* GIVEN REQUEST
Retype every line from the top of the entries down to the one with "at (671, 685)", both included, and skip the pictures.

* MATERIAL FOR THE TASK
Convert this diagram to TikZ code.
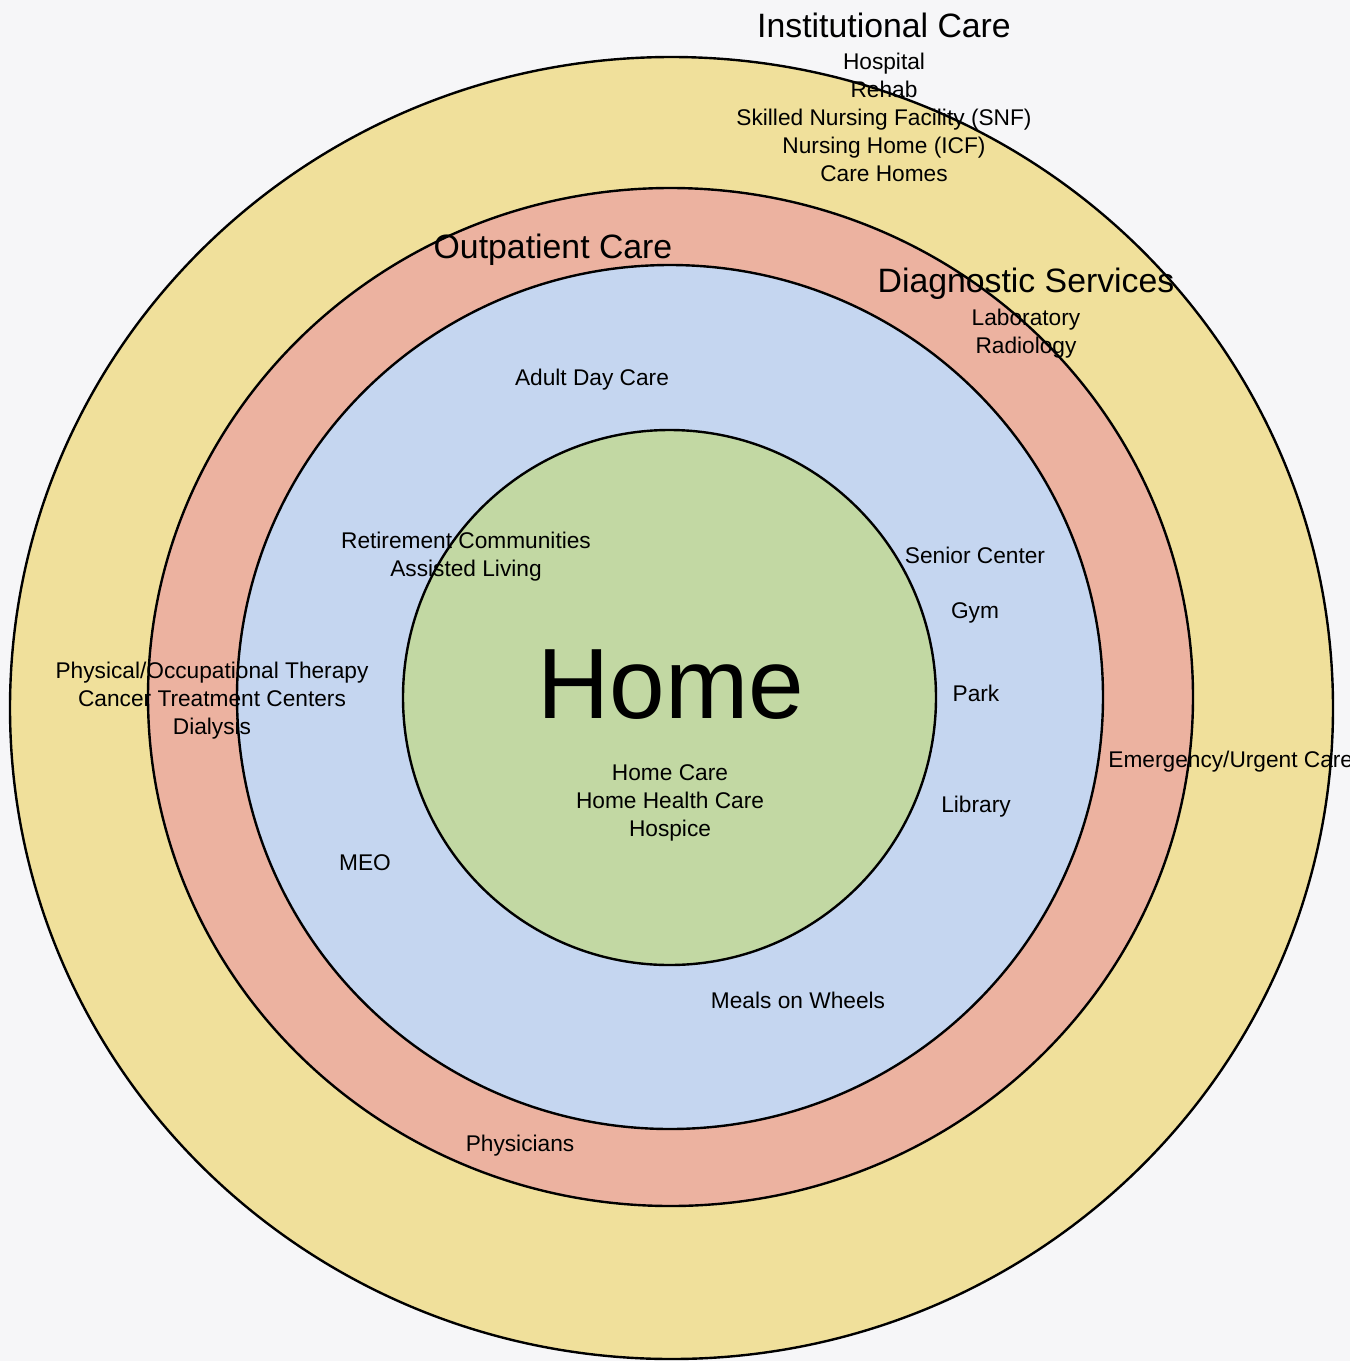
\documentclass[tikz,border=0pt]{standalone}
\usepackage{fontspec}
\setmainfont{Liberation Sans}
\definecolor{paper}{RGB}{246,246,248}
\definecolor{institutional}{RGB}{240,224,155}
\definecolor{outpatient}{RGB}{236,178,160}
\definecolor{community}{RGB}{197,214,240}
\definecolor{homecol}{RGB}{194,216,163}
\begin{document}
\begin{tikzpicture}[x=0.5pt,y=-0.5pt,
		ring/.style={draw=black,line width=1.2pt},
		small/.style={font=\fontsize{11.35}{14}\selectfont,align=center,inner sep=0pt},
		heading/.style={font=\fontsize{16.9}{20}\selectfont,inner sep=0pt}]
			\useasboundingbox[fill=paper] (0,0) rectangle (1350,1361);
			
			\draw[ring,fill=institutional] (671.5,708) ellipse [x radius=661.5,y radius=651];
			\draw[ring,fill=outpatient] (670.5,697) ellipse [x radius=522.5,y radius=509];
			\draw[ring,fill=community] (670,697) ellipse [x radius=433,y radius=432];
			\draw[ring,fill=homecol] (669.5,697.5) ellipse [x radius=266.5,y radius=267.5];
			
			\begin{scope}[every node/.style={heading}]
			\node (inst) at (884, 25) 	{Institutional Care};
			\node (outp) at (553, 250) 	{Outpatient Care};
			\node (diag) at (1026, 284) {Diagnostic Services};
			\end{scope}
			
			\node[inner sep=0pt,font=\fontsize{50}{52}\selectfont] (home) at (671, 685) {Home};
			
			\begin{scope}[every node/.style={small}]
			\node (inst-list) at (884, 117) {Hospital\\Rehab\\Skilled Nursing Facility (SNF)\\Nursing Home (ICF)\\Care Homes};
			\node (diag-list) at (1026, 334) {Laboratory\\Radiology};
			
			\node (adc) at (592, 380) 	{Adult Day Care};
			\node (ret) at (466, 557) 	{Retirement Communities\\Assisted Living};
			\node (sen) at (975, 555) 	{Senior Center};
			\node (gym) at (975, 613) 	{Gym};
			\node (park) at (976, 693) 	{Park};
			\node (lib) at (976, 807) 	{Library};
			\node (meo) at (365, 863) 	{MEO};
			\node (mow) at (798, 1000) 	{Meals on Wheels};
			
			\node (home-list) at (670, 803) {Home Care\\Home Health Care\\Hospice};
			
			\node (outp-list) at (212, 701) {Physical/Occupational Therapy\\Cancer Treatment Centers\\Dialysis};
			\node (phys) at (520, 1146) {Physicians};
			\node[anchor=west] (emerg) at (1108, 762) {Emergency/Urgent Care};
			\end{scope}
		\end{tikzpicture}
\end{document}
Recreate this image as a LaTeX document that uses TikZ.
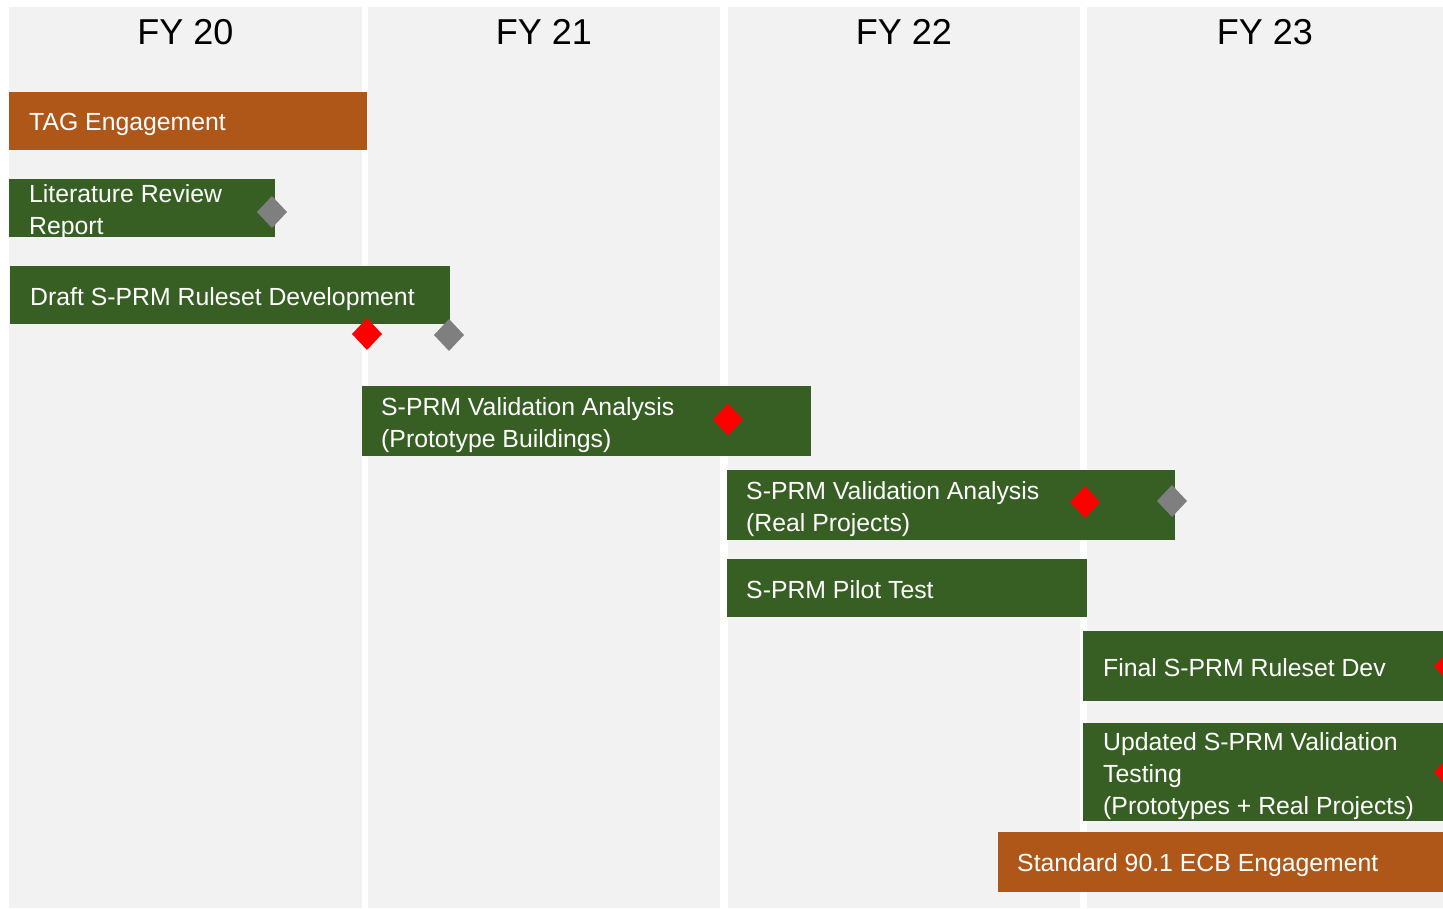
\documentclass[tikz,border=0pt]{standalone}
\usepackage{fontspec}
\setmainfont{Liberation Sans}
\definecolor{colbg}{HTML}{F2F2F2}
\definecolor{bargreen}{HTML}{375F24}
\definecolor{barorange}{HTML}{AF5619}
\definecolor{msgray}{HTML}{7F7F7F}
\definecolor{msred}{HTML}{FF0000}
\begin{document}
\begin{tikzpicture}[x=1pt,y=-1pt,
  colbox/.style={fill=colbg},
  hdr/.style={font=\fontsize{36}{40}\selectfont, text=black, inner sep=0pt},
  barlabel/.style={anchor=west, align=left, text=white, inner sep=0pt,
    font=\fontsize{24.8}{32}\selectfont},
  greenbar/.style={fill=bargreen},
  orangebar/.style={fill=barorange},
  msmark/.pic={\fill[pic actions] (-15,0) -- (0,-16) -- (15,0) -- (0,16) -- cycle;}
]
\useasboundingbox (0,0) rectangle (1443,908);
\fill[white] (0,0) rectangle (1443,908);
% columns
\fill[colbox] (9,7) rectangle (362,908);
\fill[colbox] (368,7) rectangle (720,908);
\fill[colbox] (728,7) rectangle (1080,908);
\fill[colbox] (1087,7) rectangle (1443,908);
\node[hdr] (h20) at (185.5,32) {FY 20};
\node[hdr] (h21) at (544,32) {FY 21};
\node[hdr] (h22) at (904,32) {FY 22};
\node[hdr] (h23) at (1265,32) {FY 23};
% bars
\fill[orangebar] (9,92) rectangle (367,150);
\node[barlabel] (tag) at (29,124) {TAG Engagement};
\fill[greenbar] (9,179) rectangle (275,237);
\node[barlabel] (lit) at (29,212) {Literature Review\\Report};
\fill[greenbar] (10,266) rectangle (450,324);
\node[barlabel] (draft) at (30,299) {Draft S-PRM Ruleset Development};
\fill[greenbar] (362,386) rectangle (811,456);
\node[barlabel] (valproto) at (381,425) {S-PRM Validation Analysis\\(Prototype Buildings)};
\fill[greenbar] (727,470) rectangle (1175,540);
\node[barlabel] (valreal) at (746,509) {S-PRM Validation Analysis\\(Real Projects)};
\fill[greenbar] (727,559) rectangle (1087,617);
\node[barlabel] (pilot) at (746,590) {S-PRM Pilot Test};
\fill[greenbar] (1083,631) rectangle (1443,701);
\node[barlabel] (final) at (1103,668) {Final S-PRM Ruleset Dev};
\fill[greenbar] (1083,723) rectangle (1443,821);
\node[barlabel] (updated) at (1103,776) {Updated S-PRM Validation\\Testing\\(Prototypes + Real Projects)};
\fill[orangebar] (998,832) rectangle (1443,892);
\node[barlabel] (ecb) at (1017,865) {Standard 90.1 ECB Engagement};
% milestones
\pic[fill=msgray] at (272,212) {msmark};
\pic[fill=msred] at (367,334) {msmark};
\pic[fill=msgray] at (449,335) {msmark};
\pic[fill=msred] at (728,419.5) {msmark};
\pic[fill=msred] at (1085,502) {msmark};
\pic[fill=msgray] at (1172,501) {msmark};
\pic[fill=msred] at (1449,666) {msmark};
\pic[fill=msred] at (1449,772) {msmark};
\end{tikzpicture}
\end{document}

* FULL OUTPUT
Convert this diagram to TikZ code.
\documentclass[tikz,border=0pt]{standalone}
\usepackage{fontspec}
\setmainfont{Liberation Sans}
\definecolor{paper}{RGB}{246,246,248}
\definecolor{institutional}{RGB}{240,224,155}
\definecolor{outpatient}{RGB}{236,178,160}
\definecolor{community}{RGB}{197,214,240}
\definecolor{homecol}{RGB}{194,216,163}
\begin{document}
\begin{tikzpicture}[x=0.5pt,y=-0.5pt,
		ring/.style={draw=black,line width=1.2pt},
		small/.style={font=\fontsize{11.35}{14}\selectfont,align=center,inner sep=0pt},
		heading/.style={font=\fontsize{16.9}{20}\selectfont,inner sep=0pt}]
			\useasboundingbox[fill=paper] (0,0) rectangle (1350,1361);
			
			\draw[ring,fill=institutional] (671.5,708) ellipse [x radius=661.5,y radius=651];
			\draw[ring,fill=outpatient] (670.5,697) ellipse [x radius=522.5,y radius=509];
			\draw[ring,fill=community] (670,697) ellipse [x radius=433,y radius=432];
			\draw[ring,fill=homecol] (669.5,697.5) ellipse [x radius=266.5,y radius=267.5];
			
			\begin{scope}[every node/.style={heading}]
			\node (inst) at (884, 25) 	{Institutional Care};
			\node (outp) at (553, 250) 	{Outpatient Care};
			\node (diag) at (1026, 284) {Diagnostic Services};
			\end{scope}
			
			\node[inner sep=0pt,font=\fontsize{50}{52}\selectfont] (home) at (671, 685) {Home};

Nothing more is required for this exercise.